Write out the material exactly. Do not include the pictures.

....

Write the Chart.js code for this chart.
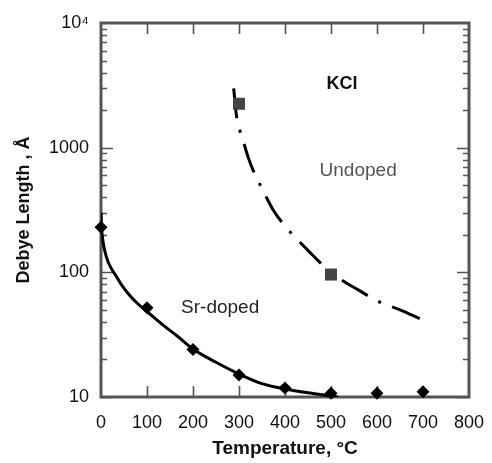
<!DOCTYPE html>
<html lang="en">
<head>
<meta charset="UTF-8" />
<title>Debye Length vs Temperature - KCl</title>
<script src="https://cdn.jsdelivr.net/npm/chart.js"></script>
<style>
  html, body { margin: 0; padding: 0; background: #fff; }
</style>
</head>
<body>
<canvas id="debyeChart" width="492" height="463"></canvas>

<script>
  // measured points
  const srTemps = [0, 100, 200, 300, 400, 500, 600, 700];
  const srLength = [230, 52, 24, 15, 11.8, 10.7, 10.7, 11];
  const undopedTemps = [300, 500];
  const undopedLength = [2250, 96];

  // fitted curves
  const srFitTemps = [0, 1, 4, 12, 22, 34, 47, 63, 80, 100, 135, 165, 200, 250, 300, 350, 400, 450, 500, 515];
  const srFitLength = [300, 235, 180, 132, 108, 92, 77, 65, 56, 48.5, 37.7, 31, 24.3, 19, 15.3, 12.8, 11.6, 10.8, 10.2, 10];
  const undopedFitTemps = [287, 290, 294, 302, 311, 320, 331, 350, 375, 396, 418, 450, 487, 519, 560, 600, 650, 693];
  const undopedFitLength = [3440, 2600, 1860, 1370, 1070, 836, 655, 470, 313, 245, 198, 150, 110, 89, 72, 59, 50, 42.6];

  // axes
  const xTickValues = [0, 100, 200, 300, 400, 500, 600, 700, 800];
  const yTickValues = [10, 100, 1000, 10000];
  const yTickLabels = ['10', '100', '1000', '10⁴'];

  const FONT = "'Liberation Sans', Arial, Helvetica, sans-serif";
  const AXIS_COLOR = '#555';

  // text placed inside the plot (data coordinates)
  const notes = [
    { text: 'KCl', x: 524, y: 3250, font: 'bold 18px ' + FONT, color: '#111' },
    { text: 'Undoped', x: 559, y: 655, font: '19px ' + FONT, color: '#555' },
    { text: 'Sr-doped', x: 259, y: 52, font: '19px ' + FONT, color: '#222' }
  ];

  function toPoints(xs, ys) {
    return xs.map((x, i) => ({ x: x, y: ys[i] }));
  }

  // frame and inward tick marks, drawn from the scales
  const framePlugin = {
    id: 'frame',
    beforeDatasetsDraw(chart) {
      const { ctx, chartArea: a, scales } = chart;
      const xs = scales.x, ys = scales.y;
      ctx.save();
      ctx.strokeStyle = AXIS_COLOR;

      ctx.lineWidth = 1.6;
      ctx.beginPath();
      xTickValues.slice(1, -1).forEach(v => {
        const px = Math.round(xs.getPixelForValue(v)) + 0.5;
        ctx.moveTo(px, a.top); ctx.lineTo(px, a.top + 11);
        ctx.moveTo(px, a.bottom); ctx.lineTo(px, a.bottom - 11);
      });
      yTickValues.slice(0, -1).forEach(dec => {
        for (let m = 1; m < 10; m++) {
          const py = Math.round(ys.getPixelForValue(dec * m)) + 0.5;
          const len = m === 1 ? 12 : 6;
          ctx.moveTo(a.left, py); ctx.lineTo(a.left + len, py);
          ctx.moveTo(a.right, py); ctx.lineTo(a.right - len, py);
        }
      });
      ctx.stroke();

      ctx.lineWidth = 3;
      ctx.strokeRect(a.left, a.top, a.right - a.left, a.bottom - a.top);
      ctx.restore();
    },
    afterDatasetsDraw(chart) {
      const { ctx, scales } = chart;
      ctx.save();
      ctx.textAlign = 'center';
      ctx.textBaseline = 'middle';
      notes.forEach(n => {
        ctx.font = n.font;
        ctx.fillStyle = n.color;
        ctx.fillText(n.text, scales.x.getPixelForValue(n.x), scales.y.getPixelForValue(n.y));
      });
      ctx.restore();
    }
  };

  Chart.defaults.font.family = FONT;
  Chart.defaults.color = '#111';

  new Chart(document.getElementById('debyeChart'), {
    type: 'scatter',
    data: {
      datasets: [
        {
          label: 'Sr-doped data',
          data: toPoints(srTemps, srLength),
          pointStyle: 'rectRot',
          pointRadius: 6.5,
          backgroundColor: '#000',
          borderColor: '#000',
          borderWidth: 0,
          showLine: false,
          clip: false,
          order: 0
        },
        {
          label: 'Undoped data',
          data: toPoints(undopedTemps, undopedLength),
          pointStyle: 'rect',
          pointRadius: 8.5,
          backgroundColor: '#444',
          borderColor: '#444',
          borderWidth: 0,
          showLine: false,
          clip: false,
          order: 0
        },
        {
          label: 'Sr-doped fit',
          data: toPoints(srFitTemps, srFitLength),
          showLine: true,
          borderColor: '#000',
          borderWidth: 3,
          pointRadius: 0,
          cubicInterpolationMode: 'monotone',
          order: 1
        },
        {
          label: 'Undoped fit',
          // drawn from the high-temperature end so the dash pattern lines up
          data: toPoints(undopedFitTemps, undopedFitLength).reverse(),
          showLine: true,
          borderColor: '#000',
          borderWidth: 3,
          borderDash: [30, 12, 3, 12],
          pointRadius: 0,
          cubicInterpolationMode: 'monotone',
          order: 1
        }
      ]
    },
    options: {
      responsive: false,
      animation: false,
      layout: { padding: { top: 23, right: 23, bottom: 0, left: 0 } },
      plugins: {
        legend: { display: false },
        tooltip: { enabled: false }
      },
      scales: {
        x: {
          type: 'linear',
          min: 0,
          max: 800,
          afterBuildTicks: s => { s.ticks = xTickValues.map(v => ({ value: v })); },
          afterFit: s => { s.height = 66; s.paddingLeft = 0; s.paddingRight = 0; },
          grid: { display: false, drawTicks: false },
          border: { display: false },
          ticks: {
            padding: 15,
            autoSkip: false,
            maxRotation: 0,
            color: '#111',
            font: { size: 18 }
          },
          title: {
            display: true,
            text: 'Temperature, °C',
            color: '#111',
            font: { size: 19, weight: 'bold' },
            padding: { top: 0, bottom: 3 }
          }
        },
        y: {
          type: 'logarithmic',
          min: 10,
          max: 10000,
          afterBuildTicks: s => { s.ticks = yTickValues.map(v => ({ value: v })); },
          afterFit: s => { s.width = 101; s.paddingTop = 0; s.paddingBottom = 0; },
          grid: { display: false, drawTicks: false },
          border: { display: false },
          ticks: {
            padding: 12,
            autoSkip: false,
            color: '#111',
            font: { size: 18 },
            callback: v => {
              const i = yTickValues.indexOf(Math.round(v));
              return i >= 0 ? yTickLabels[i] : '';
            }
          },
          title: {
            display: true,
            text: 'Debye Length , Å',
            color: '#111',
            font: { size: 18, weight: 'bold' },
            padding: { top: 13, bottom: 0 }
          }
        }
      }
    },
    plugins: [framePlugin]
  });
</script>
</body>
</html>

....

• The answer:
Write the Chart.js code for this chart.
<!DOCTYPE html>
<html lang="en">
<head>
<meta charset="UTF-8" />
<title>Debye Length vs Temperature - KCl</title>
<script src="https://cdn.jsdelivr.net/npm/chart.js"></script>
<style>
  html, body { margin: 0; padding: 0; background: #fff; }
</style>
</head>
<body>
<canvas id="debyeChart" width="492" height="463"></canvas>

<script>
  // measured points
  const srTemps = [0, 100, 200, 300, 400, 500, 600, 700];
  const srLength = [230, 52, 24, 15, 11.8, 10.7, 10.7, 11];
  const undopedTemps = [300, 500];
  const undopedLength = [2250, 96];

  // fitted curves
  const srFitTemps = [0, 1, 4, 12, 22, 34, 47, 63, 80, 100, 135, 165, 200, 250, 300, 350, 400, 450, 500, 515];
  const srFitLength = [300, 235, 180, 132, 108, 92, 77, 65, 56, 48.5, 37.7, 31, 24.3, 19, 15.3, 12.8, 11.6, 10.8, 10.2, 10];
  const undopedFitTemps = [287, 290, 294, 302, 311, 320, 331, 350, 375, 396, 418, 450, 487, 519, 560, 600, 650, 693];
  const undopedFitLength = [3440, 2600, 1860, 1370, 1070, 836, 655, 470, 313, 245, 198, 150, 110, 89, 72, 59, 50, 42.6];

  // axes
  const xTickValues = [0, 100, 200, 300, 400, 500, 600, 700, 800];
  const yTickValues = [10, 100, 1000, 10000];
  const yTickLabels = ['10', '100', '1000', '10⁴'];

  const FONT = "'Liberation Sans', Arial, Helvetica, sans-serif";
  const AXIS_COLOR = '#555';

  // text placed inside the plot (data coordinates)
  const notes = [
    { text: 'KCl', x: 524, y: 3250, font: 'bold 18px ' + FONT, color: '#111' },
    { text: 'Undoped', x: 559, y: 655, font: '19px ' + FONT, color: '#555' },
    { text: 'Sr-doped', x: 259, y: 52, font: '19px ' + FONT, color: '#222' }
  ];

  function toPoints(xs, ys) {
    return xs.map((x, i) => ({ x: x, y: ys[i] }));
  }

  // frame and inward tick marks, drawn from the scales
  const framePlugin = {
    id: 'frame',
    beforeDatasetsDraw(chart) {
      const { ctx, chartArea: a, scales } = chart;
      const xs = scales.x, ys = scales.y;
      ctx.save();
      ctx.strokeStyle = AXIS_COLOR;

      ctx.lineWidth = 1.6;
      ctx.beginPath();
      xTickValues.slice(1, -1).forEach(v => {
        const px = Math.round(xs.getPixelForValue(v)) + 0.5;
        ctx.moveTo(px, a.top); ctx.lineTo(px, a.top + 11);
        ctx.moveTo(px, a.bottom); ctx.lineTo(px, a.bottom - 11);
      });
      yTickValues.slice(0, -1).forEach(dec => {
        for (let m = 1; m < 10; m++) {
          const py = Math.round(ys.getPixelForValue(dec * m)) + 0.5;
          const len = m === 1 ? 12 : 6;
          ctx.moveTo(a.left, py); ctx.lineTo(a.left + len, py);
          ctx.moveTo(a.right, py); ctx.lineTo(a.right - len, py);
        }
      });
      ctx.stroke();

      ctx.lineWidth = 3;
      ctx.strokeRect(a.left, a.top, a.right - a.left, a.bottom - a.top);
      ctx.restore();
    },
    afterDatasetsDraw(chart) {
      const { ctx, scales } = chart;
      ctx.save();
      ctx.textAlign = 'center';
      ctx.textBaseline = 'middle';
      notes.forEach(n => {
        ctx.font = n.font;
        ctx.fillStyle = n.color;
        ctx.fillText(n.text, scales.x.getPixelForValue(n.x), scales.y.getPixelForValue(n.y));
      });
      ctx.restore();
    }
  };

  Chart.defaults.font.family = FONT;
  Chart.defaults.color = '#111';

  new Chart(document.getElementById('debyeChart'), {
    type: 'scatter',
    data: {
      datasets: [
        {
          label: 'Sr-doped data',
          data: toPoints(srTemps, srLength),
          pointStyle: 'rectRot',
          pointRadius: 6.5,
          backgroundColor: '#000',
          borderColor: '#000',
          borderWidth: 0,
          showLine: false,
          clip: false,
          order: 0
        },
        {
          label: 'Undoped data',
          data: toPoints(undopedTemps, undopedLength),
          pointStyle: 'rect',
          pointRadius: 8.5,
          backgroundColor: '#444',
          borderColor: '#444',
          borderWidth: 0,
          showLine: false,
          clip: false,
          order: 0
        },
        {
          label: 'Sr-doped fit',
          data: toPoints(srFitTemps, srFitLength),
          showLine: true,
          borderColor: '#000',
          borderWidth: 3,
          pointRadius: 0,
          cubicInterpolationMode: 'monotone',
          order: 1
        },
        {
          label: 'Undoped fit',
          // drawn from the high-temperature end so the dash pattern lines up
          data: toPoints(undopedFitTemps, undopedFitLength).reverse(),
          showLine: true,
          borderColor: '#000',
          borderWidth: 3,
          borderDash: [30, 12, 3, 12],
          pointRadius: 0,
          cubicInterpolationMode: 'monotone',
          order: 1
        }
      ]
    },
    options: {
      responsive: false,
      animation: false,
      layout: { padding: { top: 23, right: 23, bottom: 0, left: 0 } },
      plugins: {
        legend: { display: false },
        tooltip: { enabled: false }
      },
      scales: {
        x: {
          type: 'linear',
          min: 0,
          max: 800,
          afterBuildTicks: s => { s.ticks = xTickValues.map(v => ({ value: v })); },
          afterFit: s => { s.height = 66; s.paddingLeft = 0; s.paddingRight = 0; },
          grid: { display: false, drawTicks: false },
          border: { display: false },
          ticks: {
            padding: 15,
            autoSkip: false,
            maxRotation: 0,
            color: '#111',
            font: { size: 18 }
          },
          title: {
            display: true,
            text: 'Temperature, °C',
            color: '#111',
            font: { size: 19, weight: 'bold' },
            padding: { top: 0, bottom: 3 }
          }
        },
        y: {
          type: 'logarithmic',
          min: 10,
          max: 10000,
          afterBuildTicks: s => { s.ticks = yTickValues.map(v => ({ value: v })); },
          afterFit: s => { s.width = 101; s.paddingTop = 0; s.paddingBottom = 0; },
          grid: { display: false, drawTicks: false },
          border: { display: false },
          ticks: {
            padding: 12,
            autoSkip: false,
            color: '#111',
            font: { size: 18 },
            callback: v => {
              const i = yTickValues.indexOf(Math.round(v));
              return i >= 0 ? yTickLabels[i] : '';
            }
          },
          title: {
            display: true,
            text: 'Debye Length , Å',
            color: '#111',
            font: { size: 18, weight: 'bold' },
            padding: { top: 13, bottom: 0 }
          }
        }
      }
    },
    plugins: [framePlugin]
  });
</script>
</body>
</html>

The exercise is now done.